▶ _Exercise aim_
All of the lines below are to be printed again exactly; images are excluded from the output.

# Start of Data provided

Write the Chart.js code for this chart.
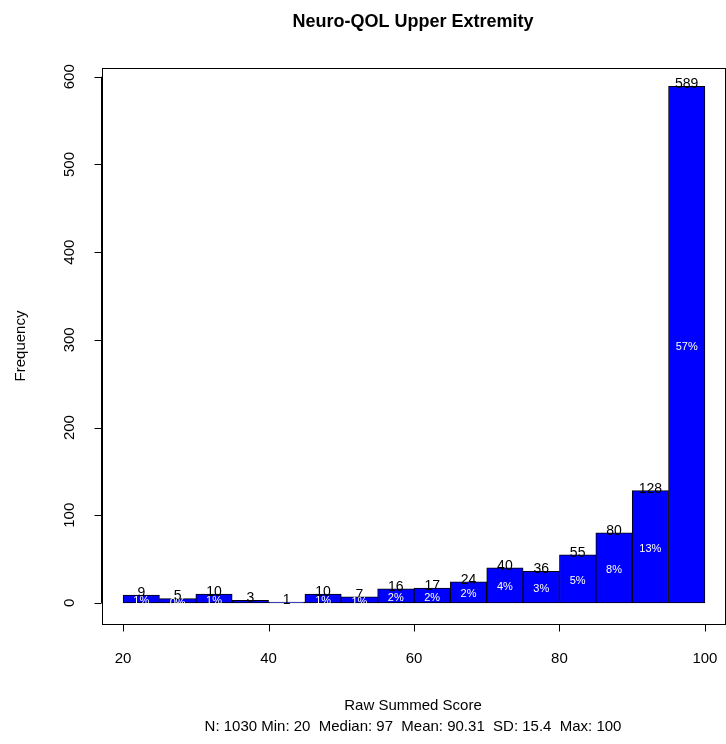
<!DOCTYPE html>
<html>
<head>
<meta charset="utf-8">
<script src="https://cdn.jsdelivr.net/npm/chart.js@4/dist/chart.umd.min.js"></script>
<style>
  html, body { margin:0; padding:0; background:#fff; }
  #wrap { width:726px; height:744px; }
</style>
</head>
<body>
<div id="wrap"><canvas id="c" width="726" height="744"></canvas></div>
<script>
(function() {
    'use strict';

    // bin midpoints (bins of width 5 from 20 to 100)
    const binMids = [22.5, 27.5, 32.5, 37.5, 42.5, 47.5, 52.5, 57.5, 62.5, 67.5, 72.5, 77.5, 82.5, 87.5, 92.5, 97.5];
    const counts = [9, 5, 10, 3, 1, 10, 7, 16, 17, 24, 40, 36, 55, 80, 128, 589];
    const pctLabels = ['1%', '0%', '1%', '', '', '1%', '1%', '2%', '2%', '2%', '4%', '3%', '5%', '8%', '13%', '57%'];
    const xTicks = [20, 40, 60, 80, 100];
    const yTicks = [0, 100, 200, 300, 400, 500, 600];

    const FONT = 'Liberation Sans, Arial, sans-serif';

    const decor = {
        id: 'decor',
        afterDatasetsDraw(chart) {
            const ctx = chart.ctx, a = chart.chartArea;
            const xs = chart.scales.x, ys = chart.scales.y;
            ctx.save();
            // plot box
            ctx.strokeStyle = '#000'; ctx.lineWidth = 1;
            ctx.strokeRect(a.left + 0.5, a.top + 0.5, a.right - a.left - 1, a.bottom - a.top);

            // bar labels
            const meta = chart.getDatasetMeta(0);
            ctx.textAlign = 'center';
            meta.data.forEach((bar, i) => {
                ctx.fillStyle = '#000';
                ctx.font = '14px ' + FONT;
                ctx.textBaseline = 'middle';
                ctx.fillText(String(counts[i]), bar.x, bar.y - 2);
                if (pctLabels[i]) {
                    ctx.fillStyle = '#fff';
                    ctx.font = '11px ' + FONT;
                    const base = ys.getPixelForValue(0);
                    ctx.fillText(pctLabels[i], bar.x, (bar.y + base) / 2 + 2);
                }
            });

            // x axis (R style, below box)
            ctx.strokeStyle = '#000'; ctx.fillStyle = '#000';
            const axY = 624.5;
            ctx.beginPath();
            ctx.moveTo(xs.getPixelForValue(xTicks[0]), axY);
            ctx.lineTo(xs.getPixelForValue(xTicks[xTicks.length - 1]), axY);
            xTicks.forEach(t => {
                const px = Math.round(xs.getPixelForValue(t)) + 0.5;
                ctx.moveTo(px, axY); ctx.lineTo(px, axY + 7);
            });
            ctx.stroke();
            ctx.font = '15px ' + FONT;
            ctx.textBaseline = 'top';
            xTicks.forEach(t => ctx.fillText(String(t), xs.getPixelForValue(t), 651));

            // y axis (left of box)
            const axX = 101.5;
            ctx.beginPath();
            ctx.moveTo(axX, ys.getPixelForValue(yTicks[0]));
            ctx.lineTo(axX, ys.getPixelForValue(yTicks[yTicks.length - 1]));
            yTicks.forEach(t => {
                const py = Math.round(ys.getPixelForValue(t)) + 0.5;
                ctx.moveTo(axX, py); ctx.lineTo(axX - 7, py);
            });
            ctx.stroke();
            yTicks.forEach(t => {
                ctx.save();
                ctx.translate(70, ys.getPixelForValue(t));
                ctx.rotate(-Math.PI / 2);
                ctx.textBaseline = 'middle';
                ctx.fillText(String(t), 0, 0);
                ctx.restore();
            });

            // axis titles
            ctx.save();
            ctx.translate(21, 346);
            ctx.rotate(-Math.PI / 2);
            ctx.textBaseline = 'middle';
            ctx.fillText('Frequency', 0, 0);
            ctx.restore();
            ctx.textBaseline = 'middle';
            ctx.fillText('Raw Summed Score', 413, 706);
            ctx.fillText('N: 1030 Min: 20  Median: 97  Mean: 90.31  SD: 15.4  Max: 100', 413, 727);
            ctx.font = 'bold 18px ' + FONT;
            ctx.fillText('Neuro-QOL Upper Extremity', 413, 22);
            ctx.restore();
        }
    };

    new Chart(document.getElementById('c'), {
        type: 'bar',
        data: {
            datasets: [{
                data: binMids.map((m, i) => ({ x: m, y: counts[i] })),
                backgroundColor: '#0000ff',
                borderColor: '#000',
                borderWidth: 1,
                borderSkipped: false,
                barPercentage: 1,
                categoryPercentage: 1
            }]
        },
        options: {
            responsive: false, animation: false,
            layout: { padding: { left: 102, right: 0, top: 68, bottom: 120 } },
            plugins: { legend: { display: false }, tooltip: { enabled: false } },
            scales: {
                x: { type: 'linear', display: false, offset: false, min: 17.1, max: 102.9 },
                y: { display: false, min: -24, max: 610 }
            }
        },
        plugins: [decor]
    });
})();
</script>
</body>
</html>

# End of Data provided

▶ _Answer to the task_
Write the Chart.js code for this chart.
<!DOCTYPE html>
<html>
<head>
<meta charset="utf-8">
<script src="https://cdn.jsdelivr.net/npm/chart.js@4/dist/chart.umd.min.js"></script>
<style>
  html, body { margin:0; padding:0; background:#fff; }
  #wrap { width:726px; height:744px; }
</style>
</head>
<body>
<div id="wrap"><canvas id="c" width="726" height="744"></canvas></div>
<script>
(function() {
    'use strict';

    // bin midpoints (bins of width 5 from 20 to 100)
    const binMids = [22.5, 27.5, 32.5, 37.5, 42.5, 47.5, 52.5, 57.5, 62.5, 67.5, 72.5, 77.5, 82.5, 87.5, 92.5, 97.5];
    const counts = [9, 5, 10, 3, 1, 10, 7, 16, 17, 24, 40, 36, 55, 80, 128, 589];
    const pctLabels = ['1%', '0%', '1%', '', '', '1%', '1%', '2%', '2%', '2%', '4%', '3%', '5%', '8%', '13%', '57%'];
    const xTicks = [20, 40, 60, 80, 100];
    const yTicks = [0, 100, 200, 300, 400, 500, 600];

    const FONT = 'Liberation Sans, Arial, sans-serif';

    const decor = {
        id: 'decor',
        afterDatasetsDraw(chart) {
            const ctx = chart.ctx, a = chart.chartArea;
            const xs = chart.scales.x, ys = chart.scales.y;
            ctx.save();
            // plot box
            ctx.strokeStyle = '#000'; ctx.lineWidth = 1;
            ctx.strokeRect(a.left + 0.5, a.top + 0.5, a.right - a.left - 1, a.bottom - a.top);

            // bar labels
            const meta = chart.getDatasetMeta(0);
            ctx.textAlign = 'center';
            meta.data.forEach((bar, i) => {
                ctx.fillStyle = '#000';
                ctx.font = '14px ' + FONT;
                ctx.textBaseline = 'middle';
                ctx.fillText(String(counts[i]), bar.x, bar.y - 2);
                if (pctLabels[i]) {
                    ctx.fillStyle = '#fff';
                    ctx.font = '11px ' + FONT;
                    const base = ys.getPixelForValue(0);
                    ctx.fillText(pctLabels[i], bar.x, (bar.y + base) / 2 + 2);
                }
            });

            // x axis (R style, below box)
            ctx.strokeStyle = '#000'; ctx.fillStyle = '#000';
            const axY = 624.5;
            ctx.beginPath();
            ctx.moveTo(xs.getPixelForValue(xTicks[0]), axY);
            ctx.lineTo(xs.getPixelForValue(xTicks[xTicks.length - 1]), axY);
            xTicks.forEach(t => {
                const px = Math.round(xs.getPixelForValue(t)) + 0.5;
                ctx.moveTo(px, axY); ctx.lineTo(px, axY + 7);
            });
            ctx.stroke();
            ctx.font = '15px ' + FONT;
            ctx.textBaseline = 'top';
            xTicks.forEach(t => ctx.fillText(String(t), xs.getPixelForValue(t), 651));

            // y axis (left of box)
            const axX = 101.5;
            ctx.beginPath();
            ctx.moveTo(axX, ys.getPixelForValue(yTicks[0]));
            ctx.lineTo(axX, ys.getPixelForValue(yTicks[yTicks.length - 1]));
            yTicks.forEach(t => {
                const py = Math.round(ys.getPixelForValue(t)) + 0.5;
                ctx.moveTo(axX, py); ctx.lineTo(axX - 7, py);
            });
            ctx.stroke();
            yTicks.forEach(t => {
                ctx.save();
                ctx.translate(70, ys.getPixelForValue(t));
                ctx.rotate(-Math.PI / 2);
                ctx.textBaseline = 'middle';
                ctx.fillText(String(t), 0, 0);
                ctx.restore();
            });

            // axis titles
            ctx.save();
            ctx.translate(21, 346);
            ctx.rotate(-Math.PI / 2);
            ctx.textBaseline = 'middle';
            ctx.fillText('Frequency', 0, 0);
            ctx.restore();
            ctx.textBaseline = 'middle';
            ctx.fillText('Raw Summed Score', 413, 706);
            ctx.fillText('N: 1030 Min: 20  Median: 97  Mean: 90.31  SD: 15.4  Max: 100', 413, 727);
            ctx.font = 'bold 18px ' + FONT;
            ctx.fillText('Neuro-QOL Upper Extremity', 413, 22);
            ctx.restore();
        }
    };

    new Chart(document.getElementById('c'), {
        type: 'bar',
        data: {
            datasets: [{
                data: binMids.map((m, i) => ({ x: m, y: counts[i] })),
                backgroundColor: '#0000ff',
                borderColor: '#000',
                borderWidth: 1,
                borderSkipped: false,
                barPercentage: 1,
                categoryPercentage: 1
            }]
        },
        options: {
            responsive: false, animation: false,
            layout: { padding: { left: 102, right: 0, top: 68, bottom: 120 } },
            plugins: { legend: { display: false }, tooltip: { enabled: false } },
            scales: {
                x: { type: 'linear', display: false, offset: false, min: 17.1, max: 102.9 },
                y: { display: false, min: -24, max: 610 }
            }
        },
        plugins: [decor]
    });
})();
</script>
</body>
</html>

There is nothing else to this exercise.